#ResultsDay 2020 - A fog of uncertainty has created a new peak of anger and worry
Before coronavirus, too many young people from poorer backgrounds were shut out of opportunities to get good qualifications and decent jobs. In a compassionate and just society, it is unacceptable for them to also pay the price of a global pandemic.
Results Day. It’s always nerve-racking. There’s always controversy. But this year the fog of uncertainty that has permeated so much of life in recent months has created a new peak of anger and worry. How to award qualifications to a generation that has been mostly out of school since March and hasn’t been able to take exams was always going to be a massive headache. There was probably no perfect way to resolve it.
The problem is balancing two competing imperatives. Award grades which students, families and schools feel are a fair reflection of their work and achievements. Whilst avoiding a level of grade inflation which would devalue results, leading universities and employers to rely on other ways to select young people for courses or jobs.
That matters because those other methods (interviews, written statements, clubs and activities) disadvantage young people from poorer backgrounds, many of whom have been shut out of the extra-curricular activities and coaching in soft skills which richer children have access to.
Stubborn attainment gap across the UK
We have had a big and stubborn attainment gap across the UK for many years. The focus today is on A-level results, but less than half of young people from poorer backgrounds get five good GCSEs. They’re already locked out of most pathways to university, higher level qualifications and good jobs. Of those who do make it to A-levels, they’re around half as likely as those from richer backgrounds to come out with two or more A-levels. The biggest danger in the current situation is that these unacceptable attainment gaps widen even further.
We have already seen lockdown hit children from poorer backgrounds harder than those from richer families. Less likely to have a school providing good on-line education. Less likely to have digital access, a quiet place to work, essentials like food and education supplies.

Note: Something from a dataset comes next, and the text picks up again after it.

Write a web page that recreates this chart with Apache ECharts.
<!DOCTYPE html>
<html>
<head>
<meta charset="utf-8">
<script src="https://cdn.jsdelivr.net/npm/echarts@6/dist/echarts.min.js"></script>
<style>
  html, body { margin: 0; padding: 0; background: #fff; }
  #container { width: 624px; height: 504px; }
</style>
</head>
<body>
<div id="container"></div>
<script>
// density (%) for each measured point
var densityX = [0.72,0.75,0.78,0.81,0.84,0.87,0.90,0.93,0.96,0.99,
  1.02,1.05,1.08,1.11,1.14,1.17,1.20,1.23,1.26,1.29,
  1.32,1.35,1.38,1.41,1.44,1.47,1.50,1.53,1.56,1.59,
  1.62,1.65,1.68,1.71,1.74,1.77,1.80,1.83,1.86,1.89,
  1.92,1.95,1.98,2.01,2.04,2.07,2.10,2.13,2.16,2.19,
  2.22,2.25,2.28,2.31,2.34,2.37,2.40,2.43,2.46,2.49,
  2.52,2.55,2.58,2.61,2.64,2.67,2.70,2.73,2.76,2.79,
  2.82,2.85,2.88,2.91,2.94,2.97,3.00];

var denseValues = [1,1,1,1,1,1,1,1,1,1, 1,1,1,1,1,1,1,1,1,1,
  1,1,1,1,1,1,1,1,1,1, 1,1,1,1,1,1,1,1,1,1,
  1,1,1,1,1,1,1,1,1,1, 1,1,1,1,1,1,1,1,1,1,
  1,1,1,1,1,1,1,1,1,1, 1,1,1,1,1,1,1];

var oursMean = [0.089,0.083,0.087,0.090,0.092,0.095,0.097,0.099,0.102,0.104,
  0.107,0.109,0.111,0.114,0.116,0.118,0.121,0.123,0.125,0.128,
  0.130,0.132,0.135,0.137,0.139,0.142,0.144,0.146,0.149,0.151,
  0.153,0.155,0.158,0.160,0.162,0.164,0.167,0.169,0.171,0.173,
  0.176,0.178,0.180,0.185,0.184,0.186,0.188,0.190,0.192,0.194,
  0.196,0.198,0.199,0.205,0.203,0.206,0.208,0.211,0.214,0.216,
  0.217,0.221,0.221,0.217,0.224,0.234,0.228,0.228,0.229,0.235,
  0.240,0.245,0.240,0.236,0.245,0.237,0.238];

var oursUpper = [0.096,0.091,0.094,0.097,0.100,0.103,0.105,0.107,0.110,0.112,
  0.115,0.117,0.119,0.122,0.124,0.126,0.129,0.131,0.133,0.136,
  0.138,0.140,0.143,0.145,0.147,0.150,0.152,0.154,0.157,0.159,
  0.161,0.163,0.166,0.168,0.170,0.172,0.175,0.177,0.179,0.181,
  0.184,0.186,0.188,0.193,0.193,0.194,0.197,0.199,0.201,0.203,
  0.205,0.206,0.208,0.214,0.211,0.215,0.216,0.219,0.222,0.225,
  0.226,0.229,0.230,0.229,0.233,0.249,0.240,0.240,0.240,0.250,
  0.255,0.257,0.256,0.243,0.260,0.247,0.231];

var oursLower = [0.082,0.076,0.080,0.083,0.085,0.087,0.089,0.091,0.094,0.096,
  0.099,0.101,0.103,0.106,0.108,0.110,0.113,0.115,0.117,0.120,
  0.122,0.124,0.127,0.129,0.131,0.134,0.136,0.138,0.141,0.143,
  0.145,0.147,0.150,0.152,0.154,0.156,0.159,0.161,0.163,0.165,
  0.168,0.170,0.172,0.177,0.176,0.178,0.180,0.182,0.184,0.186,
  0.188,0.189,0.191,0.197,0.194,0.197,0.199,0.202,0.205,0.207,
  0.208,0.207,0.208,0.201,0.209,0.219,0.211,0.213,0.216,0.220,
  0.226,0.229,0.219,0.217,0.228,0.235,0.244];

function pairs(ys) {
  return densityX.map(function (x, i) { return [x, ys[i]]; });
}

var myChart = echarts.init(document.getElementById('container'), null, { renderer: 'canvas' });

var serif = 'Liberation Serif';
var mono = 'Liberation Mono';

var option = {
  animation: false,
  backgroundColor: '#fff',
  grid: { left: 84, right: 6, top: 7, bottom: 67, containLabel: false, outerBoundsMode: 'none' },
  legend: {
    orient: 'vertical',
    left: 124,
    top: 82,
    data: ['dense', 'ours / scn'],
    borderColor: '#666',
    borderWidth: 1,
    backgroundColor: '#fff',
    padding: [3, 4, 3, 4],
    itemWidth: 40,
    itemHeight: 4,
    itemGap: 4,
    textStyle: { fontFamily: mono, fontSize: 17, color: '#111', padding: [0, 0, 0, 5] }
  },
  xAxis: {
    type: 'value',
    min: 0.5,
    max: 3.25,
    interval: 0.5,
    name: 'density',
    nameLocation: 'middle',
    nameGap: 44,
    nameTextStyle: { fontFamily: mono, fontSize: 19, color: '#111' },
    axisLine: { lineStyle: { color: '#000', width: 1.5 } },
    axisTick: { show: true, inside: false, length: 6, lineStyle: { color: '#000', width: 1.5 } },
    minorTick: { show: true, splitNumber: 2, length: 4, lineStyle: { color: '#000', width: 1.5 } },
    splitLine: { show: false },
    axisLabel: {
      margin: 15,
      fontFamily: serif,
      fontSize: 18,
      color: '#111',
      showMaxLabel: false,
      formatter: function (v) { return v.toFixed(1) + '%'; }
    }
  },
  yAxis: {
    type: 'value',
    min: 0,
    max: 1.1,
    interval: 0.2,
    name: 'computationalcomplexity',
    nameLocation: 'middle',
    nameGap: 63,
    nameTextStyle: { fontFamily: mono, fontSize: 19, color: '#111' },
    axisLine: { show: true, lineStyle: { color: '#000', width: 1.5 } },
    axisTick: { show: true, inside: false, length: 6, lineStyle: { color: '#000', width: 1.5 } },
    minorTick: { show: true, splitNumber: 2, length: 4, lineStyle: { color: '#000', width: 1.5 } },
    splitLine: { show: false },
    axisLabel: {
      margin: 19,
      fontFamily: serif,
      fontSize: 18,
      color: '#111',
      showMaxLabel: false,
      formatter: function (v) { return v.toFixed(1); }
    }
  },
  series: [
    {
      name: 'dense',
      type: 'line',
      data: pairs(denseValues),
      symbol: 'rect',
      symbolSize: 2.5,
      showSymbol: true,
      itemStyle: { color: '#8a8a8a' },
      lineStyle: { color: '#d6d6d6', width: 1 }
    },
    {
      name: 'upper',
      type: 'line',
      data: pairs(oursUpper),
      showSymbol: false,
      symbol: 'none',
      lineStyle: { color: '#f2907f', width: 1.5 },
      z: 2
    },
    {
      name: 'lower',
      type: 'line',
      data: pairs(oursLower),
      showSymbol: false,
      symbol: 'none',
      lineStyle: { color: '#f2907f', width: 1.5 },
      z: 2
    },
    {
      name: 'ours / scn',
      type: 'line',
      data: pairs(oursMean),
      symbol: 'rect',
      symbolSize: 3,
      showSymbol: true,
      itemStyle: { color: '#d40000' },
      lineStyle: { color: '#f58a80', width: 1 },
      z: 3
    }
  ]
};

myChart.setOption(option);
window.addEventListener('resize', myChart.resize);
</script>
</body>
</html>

These unequal effects of Covid could be compounded by an approach to exam results which relies in part on a school’s track record, since young people from low income backgrounds tend to go to schools with worse results. It may also be reinforced if the appeals process depends heavily on students, parents and schools assertively challenging results and skilfully navigating a confusing system. Families and schools who are trying to stay afloat whilst caught up in deepening poverty are likely to have less time, energy, confidence and knowledge of the system than those in areas where the essentials of life are taken care of.
The design of our labour market
All of this is given increased importance by the design of our labour market. If you leave full-time education without good qualifications, you are likely to end up in a job that is low paid, with few opportunities for progression and little access to training which could help you move up. Funding and participation in adult education has fallen of a cliff in the last decade. Second chances and opportunities to change direction are thin on the ground, unless you already have good qualifications.
Employment rates are far higher for those with higher qualifications. There is a big pay gap between workers who have a degree or higher qualification and those who have lower qualifications. And, as more people go to university and jobs change, workers with no qualifications or only with GCSEs or A-levels have been slipping further behind. Someone with a qualification below degree level is twice as likely to be locked in poverty compared with someone with a degree.
Today, attention will be on the details of how marks have been awarded and how appeals will work. But the government must also look beyond these vital questions. There have been encouraging signs of plans to help young people entering the toughest labour market in decades, with the Kickstart programme and renewed focus on apprenticeships.
However, we have not yet seen enough action to bring forward skills funding and support for targeted training programmes, linked to high quality job opportunities. In a just society, we must ensure that every young person can access high quality training that leads them to a job which is secure, pays enough for a decent life and offers progression opportunities.